The Aran Islands (Oileáin Árann in Irish) is a group of islands located offshore from Galway in Ireland. The archipelago of the Aran Islands consists of three islands named Inis Mór, Inis Meáin ve Inis Oírr. These islands are under the control of the Galway County. The landscape of the Aran Islands is very traditional and unique, with little traditional villages and a small community of local people. Spending a night in Kilronan is recommended to meet locals and travelers at the pub of the city. Inishmore can be easily visited by bike in a day.
For unspoilt natural beauty, Aran Island does not disappoint. An archipelago of three islands, the largest, and most visited is a place where you can explore local, authentic life, and meet some of the friendliest, and welcoming people you’ll ever come into contact with. Of course, the scenery is the major winner here, and the islands are known to have some of the jaw-dropping natural scenery on the planet. Think wind-swept, rugged, not a soul for miles, and you’re not far wrong. With the Atlantic bashing the coastline during the winter months, you can expect a truly castaway feel to a visit here, an ideal antidote to a busy life. Under ownership of County Galway, on clear days, you can see over to Scotland, as well as the Irish mainland, with Inis Mor being the most frequently visited of the three islands. The ferry over to the islands during the winter months can be a little rough, so if you do suffer from sea sickness, remember to take your medication.

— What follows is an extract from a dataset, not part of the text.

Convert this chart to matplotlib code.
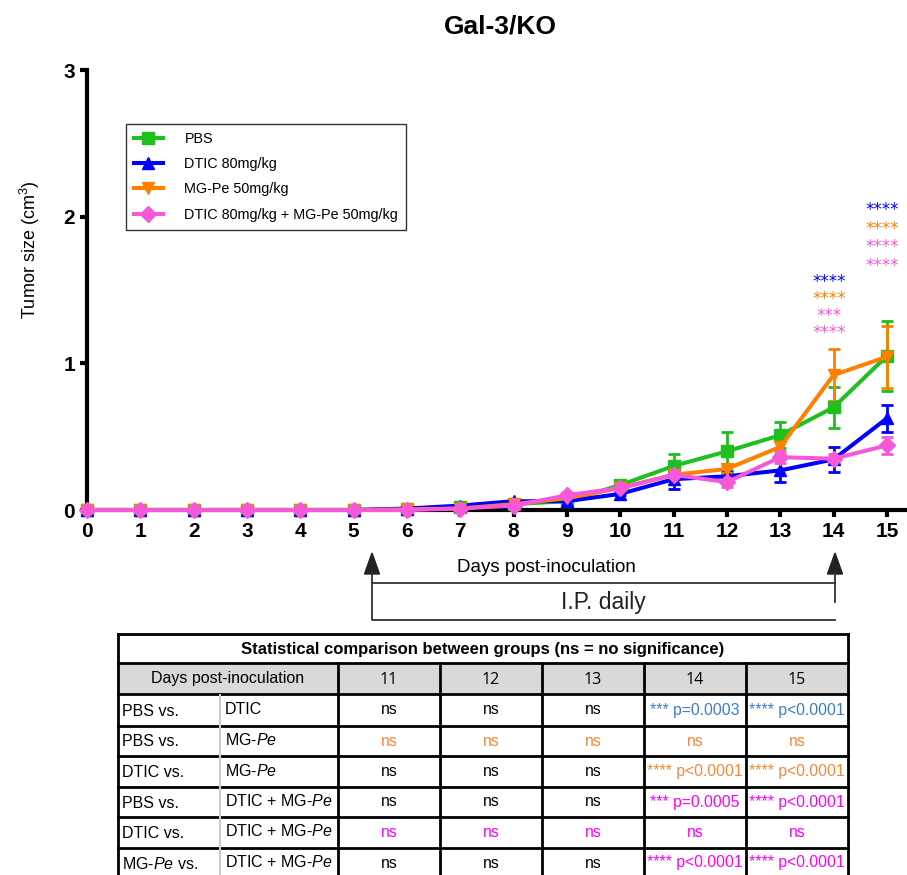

The original inhabitants of Aran Island knew how to protect their land, and evidence of that is still seen today, with huge stone forts which have stood up to some of the strongest winds and storms the Atlantic can bring. Today, around 900 people live on the island, but that doesn’t take into account tourists visiting, to experience the tranquility and peace that the island is known for. This is not a destination that ever feels crowded however, and actually feels quite isolated, making it the ideal getaway. Irish is still the prevalent language on the island, but English is widely spoken too. Despite that, most signs are still in Irish, so you may have to ask for directions if you have a specific destination in mind! Despite the small size, the island is one for exploration. You can bike ride to Dun Aognhasa, one of the most scenic bike rides you’ll ever set your eyes on, or you can don your walking boots and explore on foot. There are some rocky sections once you leave the paved roads however, so be aware of the terrain before you set off. There are many historic and natural sights to see on the island, including the aforementioned Dun Aognhasa, which is a huge fort, located high on a cliff. The fort is very well preserved and has been renovated several times, to allow visitors to experience it. Do be careful towards the cliff edge however, as there are no fences in place. The Black Fort is a great spot to visit, however it can take some navigating to get there, as you will have to walk the last section. The fort is completely surrounded by high cliffs, and that gives it a less touristic feel than any of the other forts on the main island. Of course, this being a stunning, isolated island, Aran Island has some beautiful golden beaches to explore, with clear water lapping at the shores. During the winter it’s not advised to head towards the ocean, however the summer months are ideal for enjoying the sun and cooling down. Another activity to enjoy is totally free, and that is to check out the amazing sunsets in the early evenings. There are many small country pubs you can sit outside and enjoy the sight, with friendly locals happy to chat.